According to Capt. Chad Dufrene (985-637-6357), the trout are into inside waters in full force, and depending on just how cold it gets, the specks could be anywhere from Bakers Bay to Little Lake and Grand Lake — and all points in between.

“Generally the shrimp get scarce in November as the weather chills and the trout move closer inside to ride out the winter in the deeper marsh,” he said. “But the temperature really determines the specifics. Last year winter really didn’t show up at all so the shrimp never left. We fished all winter with live shrimp. If this winter is another no-show, then we’ll hunt trout under the birds on falling tides at the mouths of bayous pouring into all the bigger lakes.

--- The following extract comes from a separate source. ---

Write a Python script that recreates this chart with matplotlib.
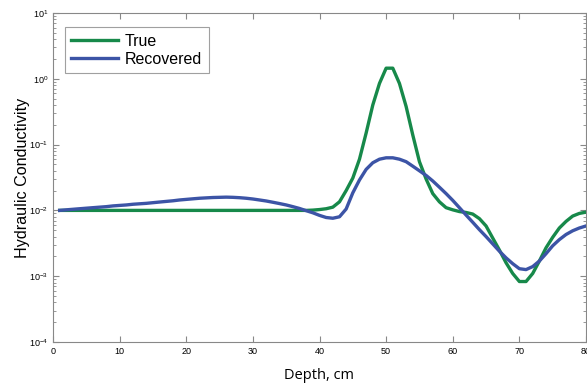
import matplotlib
matplotlib.use('Agg')
import matplotlib.pyplot as plt
import numpy as np

depth = list(range(1, 81))

true_k = [0.01] * 38 + [
    0.0101, 0.0103, 0.0106, 0.0112, 0.0135, 0.02, 0.031, 0.06, 0.15, 0.4,
    0.85, 1.45, 1.45, 0.85, 0.38, 0.14, 0.055, 0.03, 0.018, 0.0135,
    0.011, 0.0102, 0.0096, 0.0093, 0.0088, 0.0075, 0.0058, 0.0038, 0.0025, 0.0016,
    0.0011, 0.00083, 0.00083, 0.0011, 0.0017, 0.0027, 0.0039, 0.0054, 0.0068, 0.0082,
    0.009, 0.0094]

recovered_k = [
    0.0100, 0.0102, 0.0104, 0.0106, 0.0108, 0.0110, 0.0112, 0.0114, 0.0117, 0.0119,
    0.0121, 0.0124, 0.0126, 0.0128, 0.0131, 0.0134, 0.0137, 0.0140, 0.0144, 0.0147,
    0.0150, 0.0153, 0.0155, 0.0157, 0.0158, 0.0159, 0.0158, 0.0156, 0.0153, 0.0149,
    0.0144, 0.0139, 0.0133, 0.0127, 0.0121, 0.0114, 0.0107, 0.0099, 0.0092, 0.0084,
    0.0078, 0.0076, 0.0080, 0.0105, 0.0185, 0.029, 0.042, 0.053, 0.060, 0.063,
    0.063, 0.060, 0.055, 0.047, 0.040, 0.034, 0.028, 0.0225, 0.018, 0.0142,
    0.011, 0.0085, 0.0066, 0.0051, 0.0040, 0.0031, 0.0024, 0.0019, 0.00155, 0.0013,
    0.00126, 0.0014, 0.0017, 0.0022, 0.0029, 0.0036, 0.0043, 0.0049, 0.0054, 0.0058]

xticks = [0, 10, 20, 30, 40, 50, 60, 70, 80]

plt.rcParams['font.family'] = ['Liberation Sans', 'DejaVu Sans']
plt.rcParams['mathtext.fontset'] = 'custom'
plt.rcParams['mathtext.rm'] = 'Liberation Sans'
plt.rcParams['mathtext.it'] = 'Liberation Sans'

fig = plt.figure(figsize=(5.87, 3.84), dpi=100)
ax = fig.add_axes([53 / 587, 1 - 342 / 384, 533 / 587, 329 / 384])

ax.semilogy(depth, true_k, color='#17894a', lw=2.4, label='True')
ax.semilogy(depth, recovered_k, color='#3c54a6', lw=2.4, label='Recovered')

ax.set_xlim(0, 80)
ax.set_ylim(1e-4, 1e1)
ax.set_xticks(xticks)
ax.tick_params(which='both', direction='in', top=True, right=True,
               labelsize=6.5, color='#888888')
ax.tick_params(which='major', length=4)
ax.tick_params(which='minor', length=2)
for s in ax.spines.values():
    s.set_color('#888888')
    s.set_linewidth(0.8)

ax.set_xlabel('Depth, cm', fontsize=10.5, family='Open Sans', va='baseline')
ax.xaxis.set_label_coords(0.5, -0.1125)
ax.set_ylabel('Hydraulic Conductivity', fontsize=11.6)
ax.yaxis.set_label_coords(-0.044, 0.5)

leg = ax.legend(loc='upper left', fontsize=11.5, fancybox=False,
                edgecolor='#888888', handlelength=2.9, handletextpad=0.45,
                borderpad=0.4, labelspacing=0.2, borderaxespad=0,
                bbox_to_anchor=(0.0225, 0.957))
leg.get_frame().set_linewidth(0.8)

fig.savefig('out.png', dpi=100)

If the birds don’t show up, then fish current lines off points for specks and shorelines in the same lakes for reds.”

Dufrene said live shrimp under a cork is always the best bait, but plastics also will produce their share of action this month. 

“Glow is the best color, by far, because it closely resembles the white shrimp the fish will be hunting,” he said. “I like the old H&H beetles, but anything in glow should attract their attention.”

Dufrene said Lake Campo, Pato Cabello, Four Horse Lake, Bakers Bay, Pointe Fienne, Lake Fausan, Grand Lake and Little Lake should all produce plenty frying-size trout this month, and spots further west like First and Second Bay and Wreck Bay will produce some good action also — as long as the river stays low. 

“If reds are your target, the action right now is as good as it gets,” he said. “Dead shrimp under a Bomber Paradise Popper cork is the best bait, fished up against points, at cuts and corners and coves. Gold spoons and beetle-spins will provoke some good bites, also.”